Elle n’est pas comme les autres. Unique dans son genre, Astou Fall veut toujours se démarquer. Un rêve brisé parce qu’elle aimait le football. Aujourd’hui, la native de Pikine impose sa marque de fabrique dans la mécanique. Dans cet univers, considéré comme un bastion masculin, elle a gagné sa place à la force de son talent et à l’argument de son courage. Sa présence n’est plus une curiosité mais une preuve vivante que la mécanique n’a pas de genre.
Sa vie consacrée à la mécanique fait d’elle un personnage mythique aux yeux de ses collègues. Respectée et adulée par ses camarades travailleurs, Astou Fall est cette femme capable de s’imposer dans le ring où ne boxent que des garçons.

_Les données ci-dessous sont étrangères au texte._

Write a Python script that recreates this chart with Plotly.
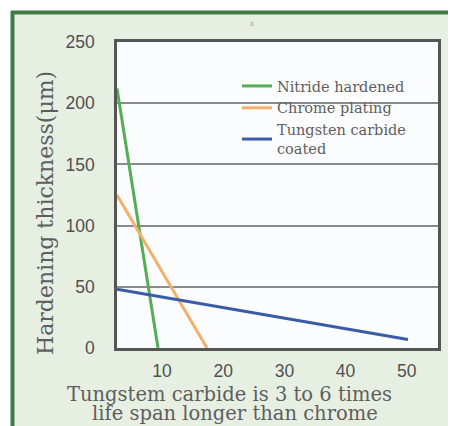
import plotly.graph_objects as go

# ---- data ----
series_names = ["Nitride hardened", "Chrome plating", "Tungsten carbide<br>coated"]
nitride_x = [2.65, 9.35]
nitride_y = [212, 0]
chrome_x = [2.65, 17.35]
chrome_y = [125, 0]
tungsten_x = [2.65, 50.2]
tungsten_y = [48, 7]
x_ticks = [10, 20, 30, 40, 50]
y_ticks = [0, 50, 100, 150, 200, 250]
colors = ["#55ad55", "#f3b06a", "#3a5ca6"]

# page has an 8px body margin; work in screen coordinates
W, H = 448, 418
L, R, T, B = 109, 18, 34, 78
pw, ph = W - L - R, H - T - B

def px(xs):
    return (xs - 117) / pw

def py(ys):
    return (348 - ys) / ph

fig = go.Figure()
for xs, ys, name, c in zip([nitride_x, chrome_x, tungsten_x],
                           [nitride_y, chrome_y, tungsten_y],
                           series_names, colors):
    fig.add_trace(go.Scatter(x=xs, y=ys, mode="lines", name=name,
                             line=dict(color=c, width=3)))

tick_font = dict(family="Liberation Sans, Arial, sans-serif", size=17.5, color="#505050")
serif = "DejaVu Serif, serif"
txt_col = "#5e5e5e"

fig.update_layout(
    width=W, height=H,
    margin=dict(l=L, r=R, t=T, b=B),
    paper_bgcolor="#e7efe3",
    plot_bgcolor="#fbfcfd",
    showlegend=True,
    legend=dict(x=px(237), y=py(70), xanchor="left", yanchor="top",
                bgcolor="rgba(0,0,0,0)", borderwidth=0,
                font=dict(family=serif, size=14.5, color=txt_col),
                tracegroupgap=0),
    xaxis=dict(range=[2.65, 55.1], tickvals=x_ticks, showgrid=False,
               zeroline=False, showline=True, mirror=True,
               linecolor="#555555", linewidth=2.5, ticks="",
               tickfont=tick_font, ticklabelstandoff=5),
    yaxis=dict(range=[0, 250], tickvals=y_ticks, showgrid=True,
               gridcolor="#8a8a8a", gridwidth=2, zeroline=False,
               showline=True, mirror=True, linecolor="#555555",
               linewidth=2.5, ticks="", tickfont=tick_font,
               ticklabelstandoff=16),
    shapes=[
        dict(type="rect", xref="paper", yref="paper", x0=px(0), x1=px(11),
             y0=py(0), y1=py(H + 20), fillcolor="white", line_width=0, layer="below"),
        dict(type="rect", xref="paper", yref="paper", x0=px(0), x1=px(W + 20),
             y0=py(0), y1=py(11), fillcolor="white", line_width=0, layer="below"),
        dict(type="line", xref="paper", yref="paper", x0=px(12.5), x1=px(12.5),
             y0=py(11), y1=py(H + 20), line=dict(color="#3f7a43", width=4), layer="below"),
        dict(type="line", xref="paper", yref="paper", x0=px(11), x1=px(W + 20),
             y0=py(12.5), y1=py(12.5), line=dict(color="#3f7a43", width=4), layer="below"),
        dict(type="rect", xref="paper", yref="paper", x0=px(203), x1=px(436),
             y0=py(150), y1=py(70), fillcolor="#fbfcfd", line_width=0, layer="between"),
    ],
    annotations=[
        dict(text="Hardening thickness(μm)", xref="paper", yref="paper",
             x=px(45), y=py(213), xanchor="center", yanchor="middle",
             textangle=-90, showarrow=False,
             font=dict(family=serif, size=22, color=txt_col)),
        dict(text="Tungstem carbide is 3 to 6 times", xref="paper", yref="paper",
             x=px(229), y=py(394), xanchor="center", yanchor="middle", showarrow=False,
             font=dict(family=serif, size=19.5, color=txt_col)),
        dict(text="life span longer than chrome", xref="paper", yref="paper",
             x=px(235), y=py(413), xanchor="center", yanchor="middle", showarrow=False,
             font=dict(family=serif, size=19.5, color=txt_col)),
        dict(text="ɛ", xref="paper", yref="paper", x=px(252), y=py(22),
             xanchor="center", yanchor="middle",
             showarrow=False, font=dict(size=8, color="#9aa59a")),
    ],
)

fig.write_html("out.html")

Mécanicienne, elle fait ce travail depuis plus de dix ans. Mise dans le bain par son oncle qui travaillait dans ce domaine, cette femme à la démarche très imposante a tôt compris qu’il lui fallait de se dessiner son propre chemin pour se faire respecter dans la société. La mécanique n’était pas son rêve ni sa passion.
Mais, dit-elle, à un stade de sa vie, elle avait besoin d’un métier où elle pourrait s’épanouir et, par ricochet, gagner de l’argent et subvenir à ses besoins. Du coup, elle a, au fil du temps, aimé et pris du plaisir dans ce métier. Et aujourd’hui, la mécanique est l’activité qui résume son quotidien et garde un coefficient élevé dans sa vie.
Âgée de 40 ans, Astou est née à Pikine où elle a forgé ses premiers souvenirs d’enfance. Toute petite et ayant grandi dans une maison familiale, elle a commencé ses études françaises à l’école Icotaf jusqu’en classe de sixième, période à laquelle elle a décidé d’écourter ses études. Une nouvelle porte s’ouvre à elle après son abandon.
Sous les directives de sa mère, elle a commencé à s’initier au Coran, se familiarisant avec la lecture et la récitation du livre saint. « Je n’ai pas duré dans les études, parce que je voulais faire autre chose dès mon jeune âge », dit-elle.
Astou était obnubilée par le sport quand elle était jeune. Elle a allié football et basket pour vivre sa passion du sport. Quand il fallait choisir entre l’une des deux disciplines, le football, son sport favori, a pris le dessus. Une carrière de joueuse qu’elle a débutée avec les Sirènes de Grand-Yoff puis avec les Panthères. Elle évoluait au poste d’arrière droit.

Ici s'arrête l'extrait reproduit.